* start Input rows *

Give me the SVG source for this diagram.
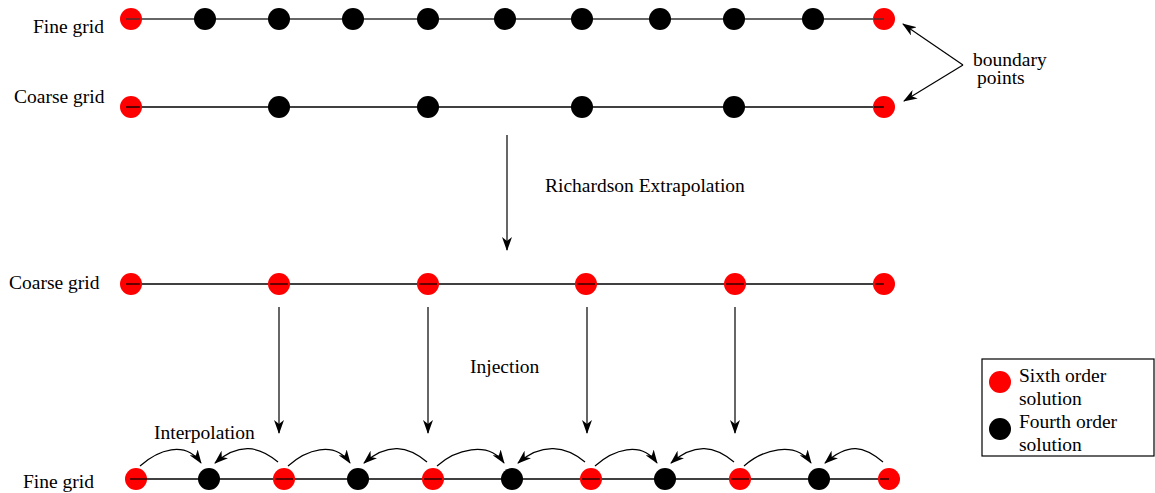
<svg xmlns="http://www.w3.org/2000/svg" width="1155" height="493" viewBox="0 0 1155 493">
<style>
text{font-family:"Liberation Serif","Times New Roman",serif;font-size:19.5px;fill:#000}
.red{fill:#ff0000}
.blk{fill:#000}
.ln{stroke:#000;stroke-width:1.3;fill:none}
.arr{stroke:#000;stroke-width:1.2;fill:none;marker-end:url(#ah)}
</style>
<defs>
<marker id="ah" viewBox="0 0 14 10" refX="13" refY="5" markerWidth="14" markerHeight="10" markerUnits="userSpaceOnUse" orient="auto">
<path d="M0,0 L14,5 L0,10 L4,5 z" fill="#000"/>
</marker>
</defs>
<rect width="1155" height="493" fill="#fff"/>

<g id="row1-fine">
<line x1="126" y1="19" x2="884" y2="19" stroke="#666" stroke-width="1.8"/>
<circle class="red" cx="131" cy="19" r="11"/>
<circle class="blk" cx="205" cy="19" r="11"/>
<circle class="blk" cx="279" cy="19" r="11"/>
<circle class="blk" cx="353" cy="19" r="11"/>
<circle class="blk" cx="428" cy="19" r="11"/>
<circle class="blk" cx="505" cy="19" r="11"/>
<circle class="blk" cx="582" cy="19" r="11"/>
<circle class="blk" cx="660" cy="19" r="11"/>
<circle class="blk" cx="734" cy="19" r="11"/>
<circle class="blk" cx="813" cy="19" r="11"/>
<circle class="red" cx="884" cy="19" r="11"/>
<line x1="126" y1="19" x2="140" y2="19" stroke="#333" stroke-width="1.3"/>
<line x1="874" y1="19" x2="884" y2="19" stroke="#333" stroke-width="1.3"/>
<text x="33" y="33">Fine grid</text>
</g>

<g id="row2-coarse">
<line class="ln" x1="126" y1="107" x2="884" y2="107"/>
<circle class="red" cx="131" cy="107" r="11"/>
<circle class="blk" cx="279" cy="107" r="11"/>
<circle class="blk" cx="428" cy="107" r="11"/>
<circle class="blk" cx="582" cy="107" r="11"/>
<circle class="blk" cx="734" cy="107" r="11"/>
<circle class="red" cx="884" cy="107" r="11"/>
<line class="ln" x1="126" y1="107" x2="140" y2="107"/>
<line class="ln" x1="874" y1="107" x2="884" y2="107"/>
<text x="14" y="103">Coarse grid</text>
</g>

<g id="row3-coarse">
<line class="ln" x1="126" y1="284" x2="884" y2="284"/>
<circle class="red" cx="131" cy="284" r="11"/>
<circle class="red" cx="279" cy="284" r="11"/>
<circle class="red" cx="428" cy="284" r="11"/>
<circle class="red" cx="586" cy="284" r="11"/>
<circle class="red" cx="735" cy="284" r="11"/>
<circle class="red" cx="884" cy="284" r="11"/>
<g stroke="#000" stroke-width="1.2">
<line x1="126" y1="284" x2="140" y2="284"/>
<line x1="270" y1="284" x2="288" y2="284"/>
<line x1="419" y1="284" x2="437" y2="284"/>
<line x1="577" y1="284" x2="595" y2="284"/>
<line x1="726" y1="284" x2="744" y2="284"/>
<line x1="875" y1="284" x2="884" y2="284"/>
</g>
<text x="9" y="289">Coarse grid</text>
</g>

<g id="row4-fine">
<line class="ln" x1="130" y1="479" x2="889" y2="479"/>
<circle class="red" cx="136" cy="479" r="11"/>
<circle class="blk" cx="209" cy="479" r="11"/>
<circle class="red" cx="284" cy="479" r="11"/>
<circle class="blk" cx="358" cy="479" r="11"/>
<circle class="red" cx="433" cy="479" r="11"/>
<circle class="blk" cx="512" cy="479" r="11"/>
<circle class="red" cx="591" cy="479" r="11"/>
<circle class="blk" cx="665" cy="479" r="11"/>
<circle class="red" cx="740" cy="479" r="11"/>
<circle class="blk" cx="819" cy="479" r="11"/>
<circle class="red" cx="889" cy="479" r="11"/>
<g stroke="#000" stroke-width="1.2">
<line x1="130" y1="479" x2="147" y2="479"/>
<line x1="275" y1="479" x2="293" y2="479"/>
<line x1="424" y1="479" x2="442" y2="479"/>
<line x1="582" y1="479" x2="600" y2="479"/>
<line x1="731" y1="479" x2="749" y2="479"/>
<line x1="880" y1="479" x2="889" y2="479"/>
</g>
<text x="23" y="488">Fine grid</text>
</g>

<g id="connectors">
<line class="arr" x1="963" y1="65" x2="903" y2="24"/>
<line class="arr" x1="963" y1="65" x2="904" y2="101"/>
<line class="arr" x1="507" y1="135" x2="507" y2="250"/>
<line class="arr" x1="279" y1="307" x2="279" y2="433"/>
<line class="arr" x1="428" y1="307" x2="428" y2="433"/>
<line class="arr" x1="587" y1="307" x2="587" y2="433"/>
<line class="arr" x1="735" y1="307" x2="735" y2="433"/>
<path class="arr" d="M140,466 C158,450 185,440 201,463"/>
<path class="arr" d="M278,462 C259,446 239,442 215,463"/>
<path class="arr" d="M288,466 C306,450 334,440 350,463"/>
<path class="arr" d="M427,462 C408,446 388,442 364,463"/>
<path class="arr" d="M437,466 C455,450 488,440 504,463"/>
<path class="arr" d="M585,462 C566,446 542,442 518,463"/>
<path class="arr" d="M595,466 C613,450 641,440 657,463"/>
<path class="arr" d="M734,462 C715,446 695,442 671,463"/>
<path class="arr" d="M744,466 C762,450 795,440 811,463"/>
<path class="arr" d="M883,462 C864,446 849,442 825,463"/>
</g>

<g id="labels">
<text x="973" y="66">boundary</text>
<text x="977" y="84">points</text>
<text x="545" y="192">Richardson Extrapolation</text>
<text x="470" y="373">Injection</text>
<text x="154" y="439">Interpolation</text>
</g>

<g id="legend">
<rect x="982" y="359" width="172" height="97" fill="#fff" stroke="#000" stroke-width="1.2"/>
<circle class="red" cx="1000" cy="382" r="11"/>
<circle class="blk" cx="1000" cy="429" r="11"/>
<text x="1019" y="382">Sixth order</text>
<text x="1019" y="405">solution</text>
<text x="1019" y="428">Fourth order</text>
<text x="1019" y="451">solution</text>
</g>
</svg>
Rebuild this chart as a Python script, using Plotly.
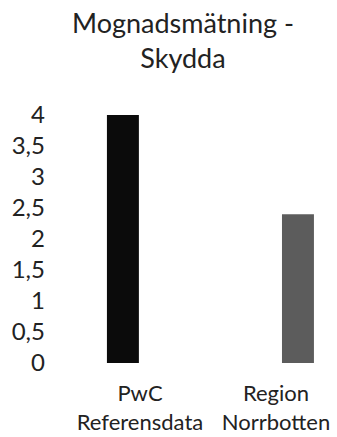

* end Input rows *

Directions for this task:
Omit every picture, then repeat the remaining data exactly as it appears above.

Response to the exercise:
Give me the SVG source for this diagram.
<svg xmlns="http://www.w3.org/2000/svg" width="1155" height="493" viewBox="0 0 1155 493">
<style>
text{font-family:"Liberation Serif","Times New Roman",serif;font-size:19.5px;fill:#000}
.red{fill:#ff0000}
.blk{fill:#000}
.ln{stroke:#000;stroke-width:1.3;fill:none}
.arr{stroke:#000;stroke-width:1.2;fill:none;marker-end:url(#ah)}
</style>
<defs>
<marker id="ah" viewBox="0 0 14 10" refX="13" refY="5" markerWidth="14" markerHeight="10" markerUnits="userSpaceOnUse" orient="auto">
<path d="M0,0 L14,5 L0,10 L4,5 z" fill="#000"/>
</marker>
</defs>
<rect width="1155" height="493" fill="#fff"/>

<g id="row1-fine">
<line x1="126" y1="19" x2="884" y2="19" stroke="#666" stroke-width="1.8"/>
<circle class="red" cx="131" cy="19" r="11"/>
<circle class="blk" cx="205" cy="19" r="11"/>
<circle class="blk" cx="279" cy="19" r="11"/>
<circle class="blk" cx="353" cy="19" r="11"/>
<circle class="blk" cx="428" cy="19" r="11"/>
<circle class="blk" cx="505" cy="19" r="11"/>
<circle class="blk" cx="582" cy="19" r="11"/>
<circle class="blk" cx="660" cy="19" r="11"/>
<circle class="blk" cx="734" cy="19" r="11"/>
<circle class="blk" cx="813" cy="19" r="11"/>
<circle class="red" cx="884" cy="19" r="11"/>
<line x1="126" y1="19" x2="140" y2="19" stroke="#333" stroke-width="1.3"/>
<line x1="874" y1="19" x2="884" y2="19" stroke="#333" stroke-width="1.3"/>
<text x="33" y="33">Fine grid</text>
</g>

<g id="row2-coarse">
<line class="ln" x1="126" y1="107" x2="884" y2="107"/>
<circle class="red" cx="131" cy="107" r="11"/>
<circle class="blk" cx="279" cy="107" r="11"/>
<circle class="blk" cx="428" cy="107" r="11"/>
<circle class="blk" cx="582" cy="107" r="11"/>
<circle class="blk" cx="734" cy="107" r="11"/>
<circle class="red" cx="884" cy="107" r="11"/>
<line class="ln" x1="126" y1="107" x2="140" y2="107"/>
<line class="ln" x1="874" y1="107" x2="884" y2="107"/>
<text x="14" y="103">Coarse grid</text>
</g>

<g id="row3-coarse">
<line class="ln" x1="126" y1="284" x2="884" y2="284"/>
<circle class="red" cx="131" cy="284" r="11"/>
<circle class="red" cx="279" cy="284" r="11"/>
<circle class="red" cx="428" cy="284" r="11"/>
<circle class="red" cx="586" cy="284" r="11"/>
<circle class="red" cx="735" cy="284" r="11"/>
<circle class="red" cx="884" cy="284" r="11"/>
<g stroke="#000" stroke-width="1.2">
<line x1="126" y1="284" x2="140" y2="284"/>
<line x1="270" y1="284" x2="288" y2="284"/>
<line x1="419" y1="284" x2="437" y2="284"/>
<line x1="577" y1="284" x2="595" y2="284"/>
<line x1="726" y1="284" x2="744" y2="284"/>
<line x1="875" y1="284" x2="884" y2="284"/>
</g>
<text x="9" y="289">Coarse grid</text>
</g>

<g id="row4-fine">
<line class="ln" x1="130" y1="479" x2="889" y2="479"/>
<circle class="red" cx="136" cy="479" r="11"/>
<circle class="blk" cx="209" cy="479" r="11"/>
<circle class="red" cx="284" cy="479" r="11"/>
<circle class="blk" cx="358" cy="479" r="11"/>
<circle class="red" cx="433" cy="479" r="11"/>
<circle class="blk" cx="512" cy="479" r="11"/>
<circle class="red" cx="591" cy="479" r="11"/>
<circle class="blk" cx="665" cy="479" r="11"/>
<circle class="red" cx="740" cy="479" r="11"/>
<circle class="blk" cx="819" cy="479" r="11"/>
<circle class="red" cx="889" cy="479" r="11"/>
<g stroke="#000" stroke-width="1.2">
<line x1="130" y1="479" x2="147" y2="479"/>
<line x1="275" y1="479" x2="293" y2="479"/>
<line x1="424" y1="479" x2="442" y2="479"/>
<line x1="582" y1="479" x2="600" y2="479"/>
<line x1="731" y1="479" x2="749" y2="479"/>
<line x1="880" y1="479" x2="889" y2="479"/>
</g>
<text x="23" y="488">Fine grid</text>
</g>

<g id="connectors">
<line class="arr" x1="963" y1="65" x2="903" y2="24"/>
<line class="arr" x1="963" y1="65" x2="904" y2="101"/>
<line class="arr" x1="507" y1="135" x2="507" y2="250"/>
<line class="arr" x1="279" y1="307" x2="279" y2="433"/>
<line class="arr" x1="428" y1="307" x2="428" y2="433"/>
<line class="arr" x1="587" y1="307" x2="587" y2="433"/>
<line class="arr" x1="735" y1="307" x2="735" y2="433"/>
<path class="arr" d="M140,466 C158,450 185,440 201,463"/>
<path class="arr" d="M278,462 C259,446 239,442 215,463"/>
<path class="arr" d="M288,466 C306,450 334,440 350,463"/>
<path class="arr" d="M427,462 C408,446 388,442 364,463"/>
<path class="arr" d="M437,466 C455,450 488,440 504,463"/>
<path class="arr" d="M585,462 C566,446 542,442 518,463"/>
<path class="arr" d="M595,466 C613,450 641,440 657,463"/>
<path class="arr" d="M734,462 C715,446 695,442 671,463"/>
<path class="arr" d="M744,466 C762,450 795,440 811,463"/>
<path class="arr" d="M883,462 C864,446 849,442 825,463"/>
</g>

<g id="labels">
<text x="973" y="66">boundary</text>
<text x="977" y="84">points</text>
<text x="545" y="192">Richardson Extrapolation</text>
<text x="470" y="373">Injection</text>
<text x="154" y="439">Interpolation</text>
</g>

<g id="legend">
<rect x="982" y="359" width="172" height="97" fill="#fff" stroke="#000" stroke-width="1.2"/>
<circle class="red" cx="1000" cy="382" r="11"/>
<circle class="blk" cx="1000" cy="429" r="11"/>
<text x="1019" y="382">Sixth order</text>
<text x="1019" y="405">solution</text>
<text x="1019" y="428">Fourth order</text>
<text x="1019" y="451">solution</text>
</g>
</svg>
Rebuild this chart as a Python script, using Plotly.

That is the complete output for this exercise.